I was recently linked to this fascinating article about how much portion sizes have increased over the last half-century or so. Some of the samples may have been a bit cherry-picked (how big was an “average” pizza slice in 1980? how big is an “average” pizza slice now?), but some of them – like this one about Coke – are quantifiable, and damning:
There’s a growing, convincing, and unsettling body of research that suggests that we almost never know what we’re eating, how much, or why. People chronically underestimate the caloric load of the food they eat. Small things – the size of a plate, or the color of the packaging – can have an enormous effect on consumption. And we’re not good at detecting this kind of stuff even when we’re actively on the lookout. The suggestion that someone out there has been surreptitiously increasing our serving sizes is actually pretty terrifying.

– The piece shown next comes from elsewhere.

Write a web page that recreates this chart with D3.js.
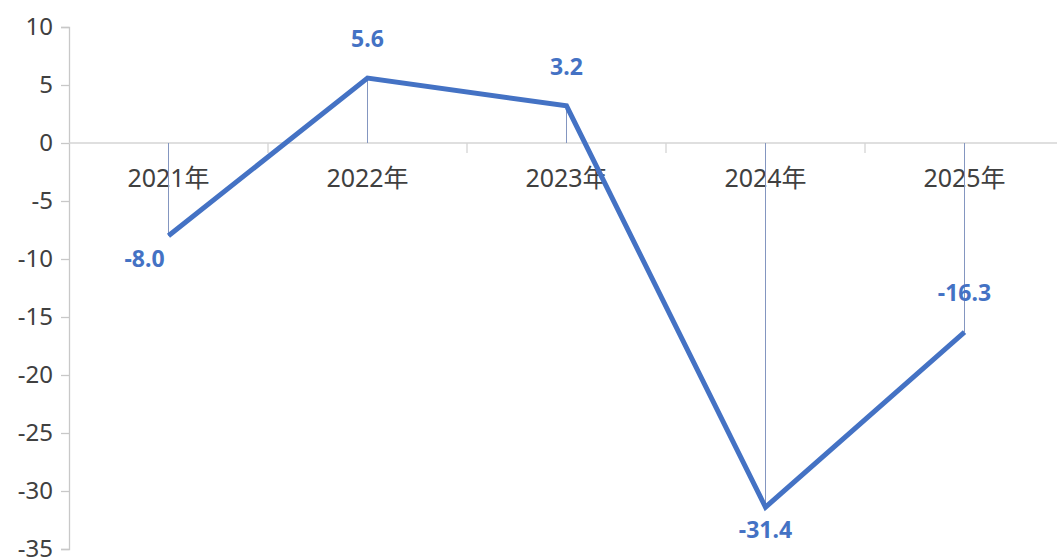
<!DOCTYPE html>
<html>
<head>
<meta charset="utf-8">
<script src="https://cdn.jsdelivr.net/npm/d3@7"></script>
<style>
  body { margin: 0; background: #fff; }
  svg { display: block; }
</style>
</head>
<body>
<div id="chart"></div>
<script>
// 数据
const years = ['2021年', '2022年', '2023年', '2024年', '2025年'];
const values = [-8.0, 5.6, 3.2, -31.4, -16.3];
const yTicks = [10, 5, 0, -5, -10, -15, -20, -25, -30, -35];

const width = 1057, height = 560;
const left = 69, step = 199;
const lineColor = '#4472c4';
const fontFamily = '"Noto Sans", "Noto Sans CJK SC", sans-serif';

const svg = d3.select('#chart').append('svg')
    .attr('width', width)
    .attr('height', height);

const x = d3.scaleBand()
    .domain(years)
    .range([left, left + step * years.length])
    .paddingInner(0).paddingOuter(0);

const y = d3.scaleLinear()
    .domain([-35, 10])
    .range([549, 27]);

// 纵轴
const yAxis = svg.append('g')
    .attr('transform', `translate(${left},0)`)
    .call(d3.axisLeft(y).tickValues(yTicks).tickFormat(d => String(d)).tickSize(8).tickPadding(8));
yAxis.select('.domain').attr('stroke', '#c8c8c8').attr('stroke-width', 1.3);
yAxis.selectAll('.tick line').attr('stroke', '#c8c8c8').attr('stroke-width', 1.3);
yAxis.selectAll('.tick text')
    .attr('fill', '#404040')
    .style('font-family', fontFamily)
    .style('font-size', '24px');

// 零线
svg.append('line')
    .attr('x1', left).attr('x2', width)
    .attr('y1', y(0)).attr('y2', y(0))
    .attr('stroke', '#d4d4d4').attr('stroke-width', 1.3);

// 分类刻度
const cx = d => x(d) + x.bandwidth() / 2;
svg.append('g').selectAll('line')
    .data(years.slice(1))
    .enter().append('line')
    .attr('x1', d => x(d)).attr('x2', d => x(d))
    .attr('y1', y(0)).attr('y2', y(0) + 10)
    .attr('stroke', '#d4d4d4').attr('stroke-width', 1.3);

// 分类标签
svg.append('g').selectAll('text')
    .data(years)
    .enter().append('text')
    .attr('x', d => cx(d))
    .attr('y', y(0) + 44)
    .attr('text-anchor', 'middle')
    .attr('fill', '#404040')
    .style('font-family', fontFamily)
    .style('font-size', '25px')
    .text(d => d);

// 垂直线
svg.append('g').selectAll('line')
    .data(years)
    .enter().append('line')
    .attr('x1', d => cx(d)).attr('x2', d => cx(d))
    .attr('y1', y(0))
    .attr('y2', (d, i) => y(values[i]))
    .attr('stroke', '#8496c0').attr('stroke-width', 1);

// 折线
const line = d3.line()
    .x((d, i) => cx(years[i]))
    .y(d => y(d));
svg.append('path')
    .datum(values)
    .attr('d', line)
    .attr('fill', 'none')
    .attr('stroke', lineColor)
    .attr('stroke-width', 5)
    .attr('stroke-linejoin', 'miter');

// 数据标签
svg.append('g').selectAll('text')
    .data(values)
    .enter().append('text')
    .attr('x', (d, i) => cx(years[i]) + (i === 0 ? -24 : 0))
    .attr('y', (d, i) => (i === 0 || i === 3) ? y(d) + 31 : y(d) - 31)
    .attr('text-anchor', 'middle')
    .attr('fill', lineColor)
    .style('font-family', fontFamily)
    .style('font-size', '23px')
    .style('font-weight', 'bold')
    .text(d => d.toFixed(1));
</script>
</body>
</html>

Therefore I would like to introduce Kyle Deas’s Lose Weight By Tricking Your Brain diet plan. It involves carrying around a miniature set of tableware and discarding any food that won’t conform to its specifications. Soda won’t fit in this eight-ounce glass? Throw the rest away. Sandwich won’t fit on this tiny plate? Throw the rest away. Bag of Ruffles won’t fit in this zip-lock bag? Toss the excess. Budding entrepreneurs should feel free to use the email link at the right to get in touch with me regarding financing.